Getting good pictures out of compacts is more about good composition, lighting and (this is very important but the bit most people can't be bothered to do) post-processing. A friend of mine who's a very avid photographer gets some amazing pictures from his generic canon P&S (not sure of the model, but it's got no distinguishing features in optics or controls) when he can't be bothered to carry his DSLR (which is most of the time these days).
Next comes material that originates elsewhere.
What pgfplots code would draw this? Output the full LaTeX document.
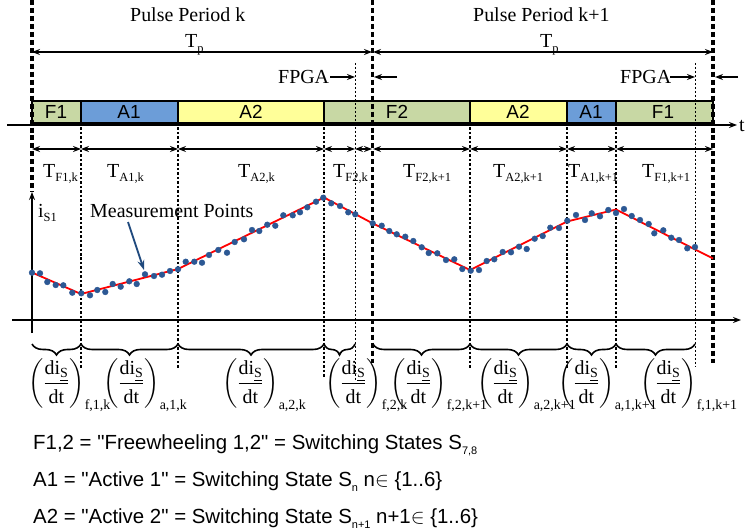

If you still hanker for manual controls, the Panasonic LX3 and Ricoh GX200 can be found for a little cheaper than the S90. The problem is that they are hard to find. I have a GX100 and I can report that the usability on the camera is fantastic. Ricoh has been catering to the compact enthusiast market for years, and the pedigree shows in their SLR/rangefinder-like control scheme. I'm not so fond of the Panasonics. Both the GF1 and the LX3 were unintuitive, klunky and quite frustrating to use for me when I tested them in-store (admittedly not for very long). The S90 is very nice to use, if you can stretch for it, I don't think you'll be disappointed. I actually prefer the S90 to the G11 because the latter is too bulky to carry around with you all the time. The extra 30mm-equivalent of zoom is not worth it for my style (I like taking wide angle street, landscape and candids), but your mileage might vary. Also, if you can find a second hand G9 (skip the G10, it's rubbish), that is a great camera for the price*.

*Sadly, it has no wide angle, that's a sacrifice you have to be aware of.

EDIT: PS, the G11 uses the same sensor as the S90, so apart from the optics (which aren't *too* different - the G11 has a slightly smaller aperture and slightly longer tele), their quality is closer than you might think.